Un coco protégé et travaillé
Aujourd’hui, il est défendu de quitter le territoire seychellois avec un coco de mer non agréé par les autorités. Le cocofesse a été nationalisé et la République des Seychelles contrôle de très près le commerce de cette œuvre d’art que la nature ne reproduit qu’à 3 000 exemplaires environ chaque année. Aussi les artisans travaillant le coco de mer doivent acheter la matière première à l’État et chaque noix commercialisée doit être assortie d’une autorisation spéciale de sortie de territoire.

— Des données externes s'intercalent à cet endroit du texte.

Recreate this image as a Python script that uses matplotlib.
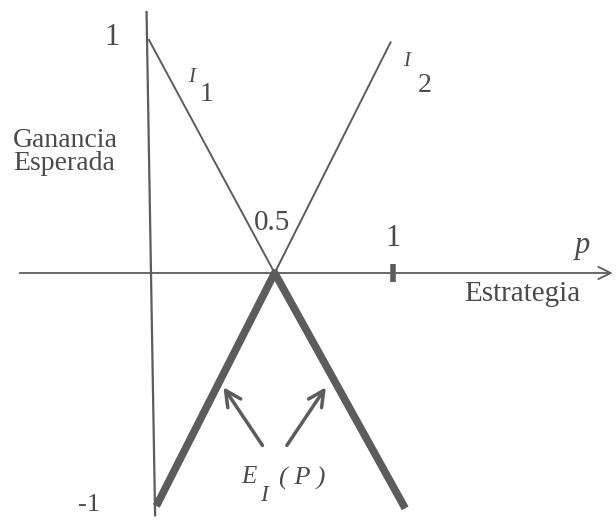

C’est à Praslin que les artisans apprêtent les noix pour rendre plus lisible encore leur forme, déjà fort suggestive. Bien que superbes à l’état brut, dans leur vénusté originelle, elles sont travaillées pour la plupart. Une fois sciées et vidées, les deux demi-coques sont généralement polies puis vernies, avant d’être recollées. La demi-coque peut aussi être sculptée et vendue comme boîte à bijoux. Les pêcheurs l’utilisent à l’état brut pour écoper leurs pirogues, tandis que les petits commerçants s’en servent encore parfois comme cocossier, c’est-à-dire comme récipient, pour transvaser le sucre, le riz, la farine ou les graines vendues au détail.
Quant à la pulpe extraite, elle doit d’abord sécher au soleil pour pouvoir être utilisée en marqueterie, puisqu’elle permet d’obtenir un effet d’incrustation d’ivoire. Les feuilles, enfin, sont utilisées non seulement en vannerie (paniers, nattes, chapeaux…), mais aussi en architecture, où ces larges palmes deviennent des cloisons légères d’un beau jaune doré.
Bref, si la seule cocoteraie de mer (avec le fond Ferdinand, également sur Praslin) ne se déploie que sur 20 ha à peine dans cette fascinante niche de verdure primitive qu’est la vallée de Mai, elle constitue assurément une richesse majeure. Il était donc logique que l’Unesco l’élève au rang de patrimoine de l’humanité.